Written request -> Go through the records line by line and work out how many lines hold the word "chart". Answer with the number only.

[Stored items from a collection]
↓

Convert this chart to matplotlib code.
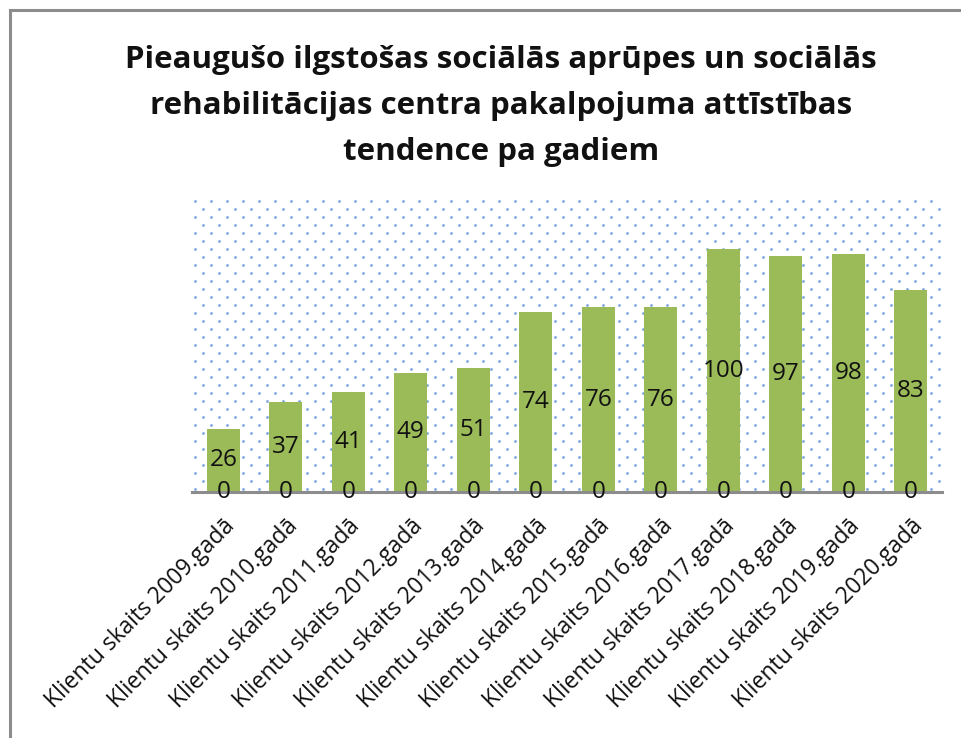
import matplotlib
matplotlib.use("Agg")
import matplotlib.pyplot as plt
import numpy as np
from matplotlib.lines import Line2D

categories = [f"Klientu skaits {y}.gadā" for y in range(2009, 2021)]
values = [26, 37, 41, 49, 51, 74, 76, 76, 100, 97, 98, 83]
zero_series = [0] * 12
title = "Pieaugušo ilgstošas sociālās aprūpes un sociālās\nrehabilitācijas centra pakalpojuma attīstības\ntendence pa gadiem"

plt.rcParams['font.family'] = ['Open Sans', 'DejaVu Sans']

W, H = 961, 738
fig = plt.figure(figsize=(W / 100, H / 100), dpi=100)

# outer border lines (left and top)
fig.add_artist(Line2D([10 / W, 10 / W], [0, 1 - 10 / H], color='#8c8c8c', lw=2.2, transform=fig.transFigure))
fig.add_artist(Line2D([10 / W, 1], [1 - 10 / H, 1 - 10 / H], color='#8c8c8c', lw=2.2, transform=fig.transFigure))

L, R, T, B = 192, 942, 198, 492
ax = fig.add_axes([L / W, 1 - B / H, (R - L) / W, (B - T) / H])

# dotted background pattern (in pixel grid)
xs, ys = [], []
for j, py in enumerate(np.arange(T + 3, B, 8)):
    off = 0 if j % 2 == 0 else 8
    for px in np.arange(L + 3 + off, R, 16):
        xs.append((px - L) / (R - L))
        ys.append(1 - (py - T) / (B - T))
ax.scatter(xs, ys, s=4, color='#4f86d0', alpha=0.75, transform=ax.transAxes, zorder=0, linewidths=0)

x = np.arange(len(categories))
ax.bar(x, values, width=0.53, color='#9bbb59', zorder=2)
ax.bar(x, zero_series, bottom=values, width=0.53, color='#c0504d', zorder=2)

for xi, v, z in zip(x, values, zero_series):
    ax.text(xi, v / 2, f"{v}", ha='center', va='center', fontsize=17.5, color='#111111', zorder=3)
    ax.text(xi, z, f"{z}", ha='center', va='center', fontsize=17.5, color='#111111', zorder=3)

ax.set_xlim(-0.5, len(categories) - 0.5)
ax.set_ylim(0, 121)
for s in ['top', 'right', 'left']:
    ax.spines[s].set_visible(False)
ax.spines['bottom'].set_color('#8c8c8c')
ax.spines['bottom'].set_linewidth(2.2)
ax.spines['bottom'].set_zorder(2.5)
ax.set_yticks([])
ax.set_xticks(x)
ax.set_xticklabels(categories, rotation=45, ha='right', rotation_mode='anchor', fontsize=16.5, color='#111111')
ax.tick_params(axis='x', length=0, pad=16)

fig.text(501 / W, 1 - 106 / H, title, ha='center', va='center', fontsize=22.5, fontweight='bold',
         linespacing=1.68, color='#111111')

fig.savefig("out.png", dpi=100)
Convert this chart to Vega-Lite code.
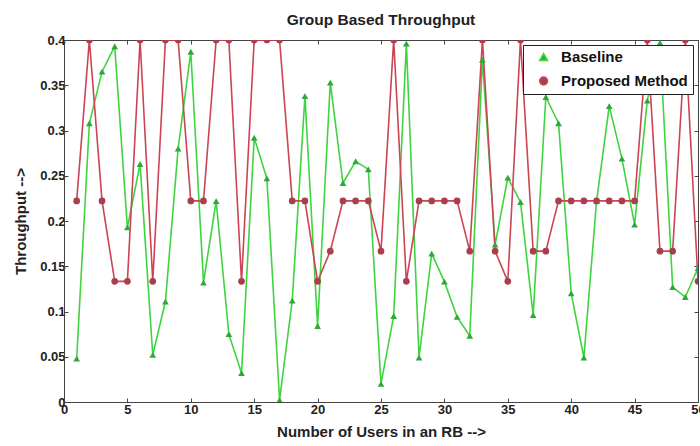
{
  "$schema": "https://vega.github.io/schema/vega-lite/v6.json",
  "autosize": {"type": "none"},
  "width": 634,
  "height": 362,
  "padding": {"left": 64, "top": 40, "right": 2, "bottom": 44},
  "background": "white",
  "title": {"text": "Group Based Throughput", "font": "Liberation Sans", "fontSize": 15.5, "fontWeight": "bold", "color": "#222", "offset": 6},
  "config": {
    "view": {"stroke": "#444", "strokeWidth": 1},
    "axis": {"grid": false, "domainColor": "#444", "tickColor": "#444", "tickSize": -4, "labelFont": "Liberation Sans", "labelFontWeight": "bold", "labelFontSize": 13, "labelColor": "#222", "titleFont": "Liberation Sans", "titleFontWeight": "bold", "titleFontSize": 15, "titleColor": "#222"},
    "legend": {"title": null, "orient": "top-right", "offset": 5, "fillColor": "white", "strokeColor": "#222", "padding": 4.5, "labelFont": "Liberation Sans", "labelFontSize": 15, "labelFontWeight": "bold", "labelColor": "#111", "labelOffset": 10, "rowPadding": 8, "symbolSize": 60, "symbolOffset": 8.6}
  },
  "data": {"values": [
    {"x": 1, "series": "Baseline", "y": 0.048}, {"x": 2, "series": "Baseline", "y": 0.308}, {"x": 3, "series": "Baseline", "y": 0.365}, {"x": 4, "series": "Baseline", "y": 0.393}, {"x": 5, "series": "Baseline", "y": 0.193},
    {"x": 6, "series": "Baseline", "y": 0.263}, {"x": 7, "series": "Baseline", "y": 0.052}, {"x": 8, "series": "Baseline", "y": 0.111}, {"x": 9, "series": "Baseline", "y": 0.280}, {"x": 10, "series": "Baseline", "y": 0.387},
    {"x": 11, "series": "Baseline", "y": 0.132}, {"x": 12, "series": "Baseline", "y": 0.222}, {"x": 13, "series": "Baseline", "y": 0.075}, {"x": 14, "series": "Baseline", "y": 0.032}, {"x": 15, "series": "Baseline", "y": 0.292},
    {"x": 16, "series": "Baseline", "y": 0.247}, {"x": 17, "series": "Baseline", "y": 0.002}, {"x": 18, "series": "Baseline", "y": 0.112}, {"x": 19, "series": "Baseline", "y": 0.338}, {"x": 20, "series": "Baseline", "y": 0.084},
    {"x": 21, "series": "Baseline", "y": 0.353}, {"x": 22, "series": "Baseline", "y": 0.242}, {"x": 23, "series": "Baseline", "y": 0.266}, {"x": 24, "series": "Baseline", "y": 0.257}, {"x": 25, "series": "Baseline", "y": 0.020},
    {"x": 26, "series": "Baseline", "y": 0.095}, {"x": 27, "series": "Baseline", "y": 0.396}, {"x": 28, "series": "Baseline", "y": 0.049}, {"x": 29, "series": "Baseline", "y": 0.164}, {"x": 30, "series": "Baseline", "y": 0.133},
    {"x": 31, "series": "Baseline", "y": 0.094}, {"x": 32, "series": "Baseline", "y": 0.073}, {"x": 33, "series": "Baseline", "y": 0.378}, {"x": 34, "series": "Baseline", "y": 0.174}, {"x": 35, "series": "Baseline", "y": 0.248},
    {"x": 36, "series": "Baseline", "y": 0.221}, {"x": 37, "series": "Baseline", "y": 0.096}, {"x": 38, "series": "Baseline", "y": 0.337}, {"x": 39, "series": "Baseline", "y": 0.308}, {"x": 40, "series": "Baseline", "y": 0.120},
    {"x": 41, "series": "Baseline", "y": 0.049}, {"x": 42, "series": "Baseline", "y": 0.222}, {"x": 43, "series": "Baseline", "y": 0.327}, {"x": 44, "series": "Baseline", "y": 0.269}, {"x": 45, "series": "Baseline", "y": 0.196},
    {"x": 46, "series": "Baseline", "y": 0.333}, {"x": 47, "series": "Baseline", "y": 0.397}, {"x": 48, "series": "Baseline", "y": 0.127}, {"x": 49, "series": "Baseline", "y": 0.116}, {"x": 50, "series": "Baseline", "y": 0.148},
    {"x": 1, "series": "Proposed Method", "y": 0.2222}, {"x": 2, "series": "Proposed Method", "y": 0.4}, {"x": 3, "series": "Proposed Method", "y": 0.2222}, {"x": 4, "series": "Proposed Method", "y": 0.1333}, {"x": 5, "series": "Proposed Method", "y": 0.1333},
    {"x": 6, "series": "Proposed Method", "y": 0.4}, {"x": 7, "series": "Proposed Method", "y": 0.1333}, {"x": 8, "series": "Proposed Method", "y": 0.4}, {"x": 9, "series": "Proposed Method", "y": 0.4}, {"x": 10, "series": "Proposed Method", "y": 0.2222},
    {"x": 11, "series": "Proposed Method", "y": 0.2222}, {"x": 12, "series": "Proposed Method", "y": 0.4}, {"x": 13, "series": "Proposed Method", "y": 0.4}, {"x": 14, "series": "Proposed Method", "y": 0.1333}, {"x": 15, "series": "Proposed Method", "y": 0.4},
    {"x": 16, "series": "Proposed Method", "y": 0.4}, {"x": 17, "series": "Proposed Method", "y": 0.4}, {"x": 18, "series": "Proposed Method", "y": 0.2222}, {"x": 19, "series": "Proposed Method", "y": 0.2222}, {"x": 20, "series": "Proposed Method", "y": 0.1333},
    {"x": 21, "series": "Proposed Method", "y": 0.1667}, {"x": 22, "series": "Proposed Method", "y": 0.2222}, {"x": 23, "series": "Proposed Method", "y": 0.2222}, {"x": 24, "series": "Proposed Method", "y": 0.2222}, {"x": 25, "series": "Proposed Method", "y": 0.1667},
    {"x": 26, "series": "Proposed Method", "y": 0.4}, {"x": 27, "series": "Proposed Method", "y": 0.1333}, {"x": 28, "series": "Proposed Method", "y": 0.2222}, {"x": 29, "series": "Proposed Method", "y": 0.2222}, {"x": 30, "series": "Proposed Method", "y": 0.2222},
    {"x": 31, "series": "Proposed Method", "y": 0.2222}, {"x": 32, "series": "Proposed Method", "y": 0.1667}, {"x": 33, "series": "Proposed Method", "y": 0.4}, {"x": 34, "series": "Proposed Method", "y": 0.1667}, {"x": 35, "series": "Proposed Method", "y": 0.1333},
    {"x": 36, "series": "Proposed Method", "y": 0.4}, {"x": 37, "series": "Proposed Method", "y": 0.1667}, {"x": 38, "series": "Proposed Method", "y": 0.1667}, {"x": 39, "series": "Proposed Method", "y": 0.2222}, {"x": 40, "series": "Proposed Method", "y": 0.2222},
    {"x": 41, "series": "Proposed Method", "y": 0.2222}, {"x": 42, "series": "Proposed Method", "y": 0.2222}, {"x": 43, "series": "Proposed Method", "y": 0.2222}, {"x": 44, "series": "Proposed Method", "y": 0.2222}, {"x": 45, "series": "Proposed Method", "y": 0.2222},
    {"x": 46, "series": "Proposed Method", "y": 0.4}, {"x": 47, "series": "Proposed Method", "y": 0.1667}, {"x": 48, "series": "Proposed Method", "y": 0.1667}, {"x": 49, "series": "Proposed Method", "y": 0.4}, {"x": 50, "series": "Proposed Method", "y": 0.1333}
  ]},
  "layer": [
    {
      "mark": {"type": "line", "strokeWidth": 1.6, "clip": true},
      "encoding": {
        "x": {"field": "x", "type": "quantitative", "scale": {"domain": [0, 50], "nice": false}, "axis": {"title": "Number of Users in an RB -->", "values": [0, 5, 10, 15, 20, 25, 30, 35, 40, 45, 50], "labelPadding": 5, "titlePadding": 8, "labelFlush": false, "labelOverlap": false}},
        "y": {"field": "y", "type": "quantitative", "scale": {"domain": [0, 0.4], "nice": false}, "axis": {"title": "Throughput -->", "values": [0, 0.05, 0.1, 0.15, 0.2, 0.25, 0.3, 0.35, 0.4], "format": "~f", "labelPadding": 3, "titlePadding": 11, "labelFlush": false, "labelOverlap": false}},
        "stroke": {"field": "series", "type": "nominal", "scale": {"domain": ["Baseline", "Proposed Method"], "range": ["#3fd43f", "#cc4455"]},
          "legend": {"encode": {"symbols": {"update": {
              "stroke": {"signal": "datum.value === 'Baseline' ? '#3fd43f' : '#cc4455'"},
              "fill": {"signal": "datum.value === 'Baseline' ? '#2fa83a' : '#a8404c'"},
              "strokeWidth": {"value": 1.6},
              "opacity": {"value": 1}
            }}}}},
        "detail": {"field": "series"}
      }
    },
    {
      "mark": {"type": "point", "filled": true, "opacity": 1, "clip": true},
      "encoding": {
        "x": {"field": "x", "type": "quantitative", "axis": {"orient": "top", "title": null, "labels": false, "domain": false, "values": [0, 5, 10, 15, 20, 25, 30, 35, 40, 45, 50]}},
        "y": {"field": "y", "type": "quantitative", "axis": {"orient": "right", "title": null, "labels": false, "domain": false, "values": [0, 0.05, 0.1, 0.15, 0.2, 0.25, 0.3, 0.35, 0.4]}},
        "fill": {"field": "series", "type": "nominal", "scale": {"domain": ["Baseline", "Proposed Method"], "range": ["#2fa83a", "#a8404c"]},
          "legend": {"encode": {"symbols": {"update": {
              "stroke": {"signal": "datum.value === 'Baseline' ? '#3fd43f' : '#cc4455'"},
              "fill": {"signal": "datum.value === 'Baseline' ? '#2fa83a' : '#a8404c'"},
              "strokeWidth": {"value": 1.6},
              "opacity": {"value": 1}
            }}}}},
        "shape": {"field": "series", "type": "nominal", "scale": {"domain": ["Baseline", "Proposed Method"], "range": ["triangle-up", "circle"]},
          "legend": {"encode": {"symbols": {"update": {
              "stroke": {"signal": "datum.value === 'Baseline' ? '#3fd43f' : '#cc4455'"},
              "fill": {"signal": "datum.value === 'Baseline' ? '#2fa83a' : '#a8404c'"},
              "strokeWidth": {"value": 1.6},
              "opacity": {"value": 1}
            }}}}},
        "size": {"value": 45}
      }
    }
  ],
  "resolve": {"axis": {"x": "independent", "y": "independent"}}
}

↑

Completed exercise -> 2